I took the new bearings/seals out, and installed the even newer ones, this time after making sure they soaked for a long while in gear oil. I also got better quality, original design seals. The bearings that came out looked fine, but I am not a bearing expert, so I proceeded.
While I had the diff open, I removed and examined the 4 smaller gears (the 2 diff gears and 2 spider gears), which looked great. I tried spinning the diff gears by hand, without the spider gears, and didn't hear much (maybe a slight sound on one side- hard to tell); I also spun them with the spider gears, and there was definite noise, but I'm assuming that's just the noise of gears meshing with no fluid.
The gear oil RTV was an absolute beast to scrape off, as expected, so I'll be using spicer or lubelocker gaskets that don't require RTV from now on lol.

Got everything back together, used new gear oil to be safe, and the truck sounded EXACTLY the same. No change. At this point, regardless of how much it sounds like outer bearings, I'm assuming the issue must be one or both of the differential bearings, right? I realize it could still be the pinion bearings, but I would think the diff bearings are more likely considering the lack of noise/play/roughness in the pinion. Regardless, I'm assuming the work/disassembly required to change the diff bearings/races would prompt one to do the pinion at the same time.

So here's my question: what is your advice?
I can do a lot myself, and have done virtually all maintenance/repairs in the 6ish years I've owned it, but I have never tried to rebuild a differential. Reading the steps online sounds quite intimidating, particularly when it comes to gear patterns, setting backlash, preload, etc. I don't have access to a full shop, and (sadly) do not have a hydraulic press.

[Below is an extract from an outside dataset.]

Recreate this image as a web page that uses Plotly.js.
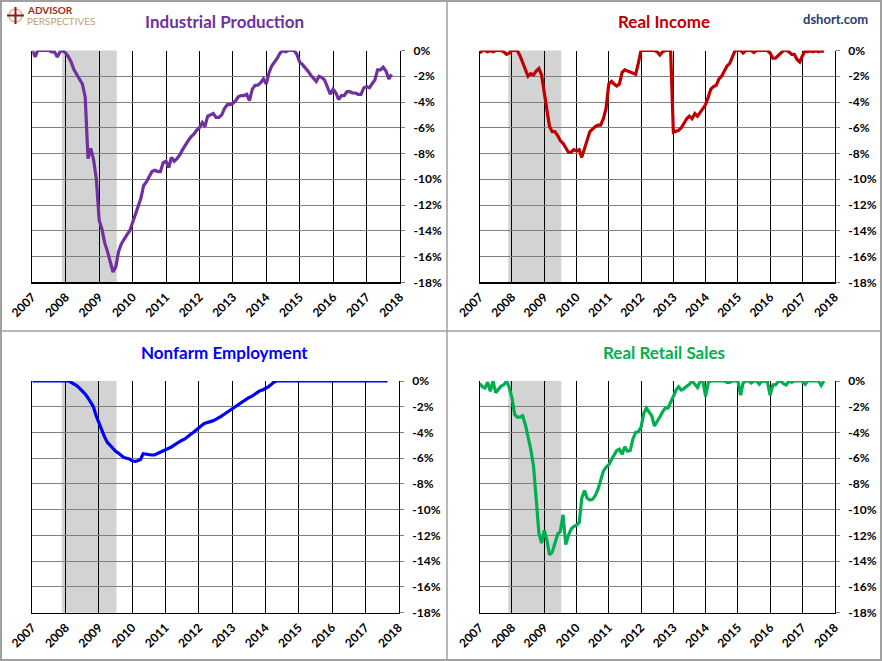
<!DOCTYPE html>
<html>
<head>
<meta charset="utf-8">
<script src="https://cdn.plot.ly/plotly-3.0.1.min.js"></script>
<style>
  html, body { margin: 0; padding: 0; background: #fff; }
  #chart { width: 882px; height: 661px; }
</style>
</head>
<body>
<div id="chart"></div>
<script>
// ---------------- DATA (percent below previous peak, monthly from Jan 2007) ----------------
const startYear = 2007;

const industrialProduction = [
  0, -0.5, 0, 0, 0, 0, 0, -0.1, -0.1, -0.5, -0.1, 0,
  -0.2, -0.5, -0.9, -1.5, -1.9, -2.2, -2.6, -3.6, -8.4, -7.6, -8.5, -10.0,
  -13.2, -13.9, -14.9, -15.6, -16.4, -17.2, -16.8, -15.6, -15.0, -14.6, -14.3, -14.0,
  -13.4, -12.8, -12.2, -11.5, -10.5, -10.2, -9.8, -9.4, -9.3, -9.4, -9.4, -8.7,
  -8.6, -9.1, -8.3, -8.6, -8.4, -8.1, -7.7, -7.3, -7.0, -6.7, -6.5, -6.2,
  -6.0, -5.6, -5.9, -5.1, -5.0, -4.9, -5.2, -5.2, -5.0, -4.5, -4.2, -4.2,
  -4.1, -3.9, -3.6, -3.5, -3.5, -3.4, -3.9, -3.0, -2.7, -2.7, -2.5, -2.2,
  -2.6, -1.7, -1.2, -0.9, -0.6, -0.2, 0, -0.1, 0, 0, 0, -0.3,
  -0.9, -1.1, -1.3, -1.6, -1.9, -2.2, -2.4, -2.0, -2.1, -2.3, -2.8, -3.4,
  -3.0, -3.3, -3.8, -3.5, -3.5, -3.2, -3.2, -3.3, -3.3, -3.4, -3.4, -2.9,
  -2.8, -2.9, -2.6, -2.3, -1.5, -1.5, -1.3, -1.6, -2.2, -1.85
];

const realIncome = [
  -0.2, 0, 0, -0.1, 0, -0.1, 0, 0, 0, -0.1, -0.3, -0.2,
  0, 0, 0, -0.4, -0.9, -1.5, -2.0, -1.8, -1.9, -1.6, -1.4, -1.9,
  -3.3, -5.0, -5.9, -6.3, -6.3, -6.6, -7.0, -7.2, -7.6, -7.9, -7.9, -7.7,
  -7.8, -7.7, -8.3, -7.6, -7.0, -6.3, -6.1, -5.9, -5.8, -5.8, -5.3, -4.5,
  -2.6, -2.4, -2.6, -2.75, -2.6, -1.7, -1.5, -1.6, -1.7, -1.8, -1.85, -1.0,
  0, 0, 0, 0, 0, 0, -0.1, -0.35, -0.1, 0, 0, 0,
  -6.35, -6.3, -6.2, -6.0, -5.6, -5.3, -5.1, -5.3, -4.9, -5.1, -4.8, -4.5,
  -4.2, -3.6, -3.0, -2.8, -2.7, -2.2, -2.0, -1.6, -1.2, -1.0, -0.45, 0,
  0, 0, -0.2, 0, 0, 0, -0.15, 0, 0, 0, 0, 0,
  -0.2, -0.6, -0.6, -0.4, -0.2, 0, 0, -0.1, -0.3, -0.3, -0.7, -0.9,
  -0.4, 0, -0.1, 0, -0.1, 0, -0.1, 0, -0.1
];

const nonfarmEmployment = [
  0, 0, 0, 0, 0, 0, 0, 0, 0, 0, 0, 0,
  0, 0, -0.1, -0.2, -0.35, -0.55, -0.75, -1.0, -1.3, -1.6, -2.0, -2.7,
  -3.3, -3.8, -4.3, -4.75, -5.0, -5.25, -5.45, -5.6, -5.8, -5.95, -6.0, -6.05,
  -6.2, -6.25, -6.2, -6.1, -5.65, -5.7, -5.75, -5.75, -5.75, -5.65, -5.55, -5.5,
  -5.4, -5.3, -5.15, -5.0, -4.85, -4.75, -4.6, -4.5, -4.3, -4.15, -4.0, -3.8,
  -3.6, -3.45, -3.3, -3.25, -3.2, -3.1, -3.0, -2.9, -2.75, -2.6, -2.45, -2.3,
  -2.15, -2.0, -1.9, -1.75, -1.6, -1.45, -1.3, -1.2, -1.05, -0.9, -0.75, -0.7,
  -0.6, -0.45, -0.3, -0.1, 0, 0, 0, 0, 0, 0, 0, 0,
  0, 0, 0, 0, 0, 0, 0, 0, 0, 0, 0, 0,
  0, 0, 0, 0, 0, 0, 0, 0, 0, 0, 0, 0,
  0, 0, 0, 0, 0, 0, 0, 0, 0
];

const realRetailSales = [
  -0.2, -0.45, -0.55, -0.1, -0.8, 0, -0.9, -0.65, -0.4, -0.3, 0, -0.5,
  -1.3, -2.6, -2.8, -2.8, -2.7, -3.4, -4.3, -5.3, -6.6, -9.5, -11.8, -12.6,
  -11.6, -12.4, -13.5, -13.3, -12.6, -11.9, -11.7, -10.4, -12.7, -12.0, -11.5, -11.3,
  -11.2, -11.0, -9.1, -8.5, -9.1, -9.25, -9.2, -8.9, -8.4, -7.6, -7.0, -6.7,
  -6.5, -6.1, -5.8, -5.4, -5.3, -5.7, -5.1, -5.45, -5.4, -4.5, -4.0, -3.95,
  -3.6, -2.5, -2.1, -2.4, -2.7, -3.5, -3.2, -2.8, -2.4, -2.1, -2.1, -1.7,
  -1.2, -0.7, -0.45, -0.7, -0.6, -0.4, -0.25, 0, -0.25, -0.5, 0, 0,
  -1.2, -0.1, 0, 0, 0, 0, 0, 0, -0.1, -0.1, 0, 0,
  0, -1.1, -0.15, 0, 0, -0.15, 0, 0, -0.25, 0, 0, -0.05,
  -1.1, -0.3, -0.3, -0.05, 0, -0.2, -0.3, 0, -0.1, 0, 0, 0,
  0, -0.25, 0, 0, 0, 0, 0, -0.35, 0
];

const recessionStart = '2007-11-20';
const recessionEnd = '2009-07-12';

const panelTitles = ['Industrial Production', 'Real Income', 'Nonfarm Employment', 'Real Retail Sales'];
const panelColors = ['#7030a0', '#c00000', '#0000ff', '#00b050'];
const yTickVals = [0, -2, -4, -6, -8, -10, -12, -14, -16, -18];
const yTickText = ['0%', '-2%', '-4%', '-6%', '-8%', '-10%', '-12%', '-14%', '-16%', '-18%'];

// ---------------- BUILD ----------------
function monthDates(n) {
  const out = [];
  for (let i = 0; i < n; i++) {
    const y = startYear + Math.floor(i / 12);
    const m = (i % 12) + 1;
    out.push(y + '-' + (m < 10 ? '0' + m : m) + '-01');
  }
  return out;
}

const W = 882, H = 661;
const FONT = 'Lato, "Liberation Sans", Arial, sans-serif';
const px = v => v / W;
const py = v => 1 - v / H;

const series = [industrialProduction, realIncome, nonfarmEmployment, realRetailSales];
const axisIds = ['', '2', '3', '4'];
// plot area boxes in pixels [left, right, top, bottom]
const boxes = [
  [32.3, 400.0, 50.5, 282.3],
  [479.7, 834.7, 50.5, 282.3],
  [32.3, 398.7, 381.0, 612.7],
  [479.7, 834.7, 381.0, 612.7]
];

const traces = series.map((vals, i) => ({
  type: 'scatter',
  mode: 'lines',
  x: monthDates(vals.length),
  y: vals,
  xaxis: 'x' + axisIds[i],
  yaxis: 'y' + axisIds[i],
  line: { color: panelColors[i], width: 3.2 },
  hoverinfo: 'skip',
  showlegend: false
}));

const layout = {
  width: W,
  height: H,
  margin: { l: 0, r: 0, t: 0, b: 0 },
  paper_bgcolor: '#ffffff',
  plot_bgcolor: 'rgba(0,0,0,0)',
  showlegend: false,
  font: { family: FONT, color: '#000' },
  shapes: [],
  annotations: []
};

boxes.forEach((b, i) => {
  const id = axisIds[i];
  layout['xaxis' + id] = {
    type: 'date',
    domain: [px(b[0]), px(b[1])],
    anchor: 'y' + id,
    range: ['2007-01-01', '2018-01-01'],
    tick0: '2007-01-01',
    dtick: 'M12',
    tickformat: '%Y',
    tickangle: -45,
    tickfont: { family: FONT, size: 12, color: '#000', weight: 'bold' },
    ticklabelstandoff: 2,
    showgrid: true,
    gridcolor: '#000000',
    gridwidth: 1,
    showline: true,
    linecolor: '#000000',
    linewidth: 1.2,
    ticks: '',
    zeroline: false,
    fixedrange: true
  };
  layout['yaxis' + id] = {
    domain: [py(b[3]), py(b[2])],
    anchor: 'x' + id,
    side: 'right',
    range: [-18, 0],
    tickmode: 'array',
    tickvals: yTickVals,
    ticktext: yTickText,
    tickfont: { family: FONT, size: 12, color: '#000', weight: 'bold' },
    showgrid: true,
    gridcolor: '#808080',
    gridwidth: 1,
    showline: true,
    mirror: true,
    linecolor: '#000000',
    linewidth: 1.2,
    ticks: 'outside',
    ticklen: 4,
    tickcolor: '#808080',
    ticklabelstandoff: 6,
    zeroline: false,
    fixedrange: true
  };
  // recession shading
  layout.shapes.push({
    type: 'rect', layer: 'below',
    xref: 'x' + id, yref: 'y' + id + ' domain',
    x0: recessionStart, x1: recessionEnd, y0: 0, y1: 1,
    fillcolor: '#d3d3d3', line: { width: 0 }
  });
  // panel title
  layout.annotations.push({
    xref: 'paper', yref: 'paper',
    x: px(i % 2 === 0 ? 224 : 664), y: py(i < 2 ? 22 : 352),
    xanchor: 'center', yanchor: 'middle',
    text: panelTitles[i], showarrow: false,
    font: { family: FONT, size: 17, color: panelColors[i], weight: 'bold' }
  });
});

// frame and dividers
const frameColor = '#a0a0a0';
layout.shapes.push(
  { type: 'rect', xref: 'paper', yref: 'paper', x0: px(1), x1: px(881), y0: py(660), y1: py(1),
    line: { color: frameColor, width: 2 }, fillcolor: 'rgba(0,0,0,0)', layer: 'above' },
  { type: 'line', xref: 'paper', yref: 'paper', x0: px(447), x1: px(447), y0: 0, y1: 1,
    line: { color: frameColor, width: 1.5 }, layer: 'above' },
  { type: 'line', xref: 'paper', yref: 'paper', x0: 0, x1: 1, y0: py(331), y1: py(331),
    line: { color: frameColor, width: 1.5 }, layer: 'above' }
);

// logo
layout.shapes.push(
  { type: 'circle', xref: 'paper', yref: 'paper', x0: px(9), x1: px(22), y0: py(22), y1: py(9),
    line: { color: '#c9a46a', width: 1.2 }, fillcolor: 'rgba(0,0,0,0)' },
  { type: 'line', xref: 'paper', yref: 'paper', x0: px(7), x1: px(24), y0: py(15.5), y1: py(15.5),
    line: { color: '#8b1a1a', width: 2 } },
  { type: 'line', xref: 'paper', yref: 'paper', x0: px(15.5), x1: px(15.5), y0: py(7), y1: py(24),
    line: { color: '#8b1a1a', width: 2 } }
);
layout.annotations.push(
  { xref: 'paper', yref: 'paper', x: px(25), y: py(9.5), xanchor: 'left', yanchor: 'middle',
    text: 'ADVISOR', showarrow: false,
    font: { family: FONT, size: 10, color: '#9b2d20', weight: 'bold' } },
  { xref: 'paper', yref: 'paper', x: px(24.5), y: py(21.5), xanchor: 'left', yanchor: 'middle',
    text: 'PERSPECTIVES', showarrow: false,
    font: { family: FONT, size: 10, color: '#c3a068' } },
  { xref: 'paper', yref: 'paper', x: px(835), y: py(19), xanchor: 'center', yanchor: 'middle',
    text: 'dshort.com', showarrow: false,
    font: { family: FONT, size: 13, color: '#23406e', weight: 'bold' } }
);

Plotly.newPlot('chart', traces, layout, { staticPlot: true, displayModeBar: false });
</script>
</body>
</html>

I talked to a transmission shop (recommended by someone I trust), and they said probably $1350-$1550ish to rebuild, unless any of the gears/axles need replacing (pretty confident they don't). Seems like a lot to pay for a 23yr old truck with ~190K miles, although it should be noted I rebuilt both heads (fixing the dropped seat issue) several years ago, meaning the engine probably has at least 100K miles left.

My third option (other than the nuclear option- getting a different daily driver) is getting a complete axle assembly from a junkyard and swapping it out. It's the Chrysler 9.25, 3.55, which is not uncommon, although my understanding is the 4WD Dakotas/Durangos have a few differences- namely the longer left axle. My local pick'n'pull charges about $280.
Does this seem like a bad idea, since it's nearly impossible to know what kind of wear and tear a junkyard axle has been through? And is swapping the whole axle assembly as straightforward as it appears?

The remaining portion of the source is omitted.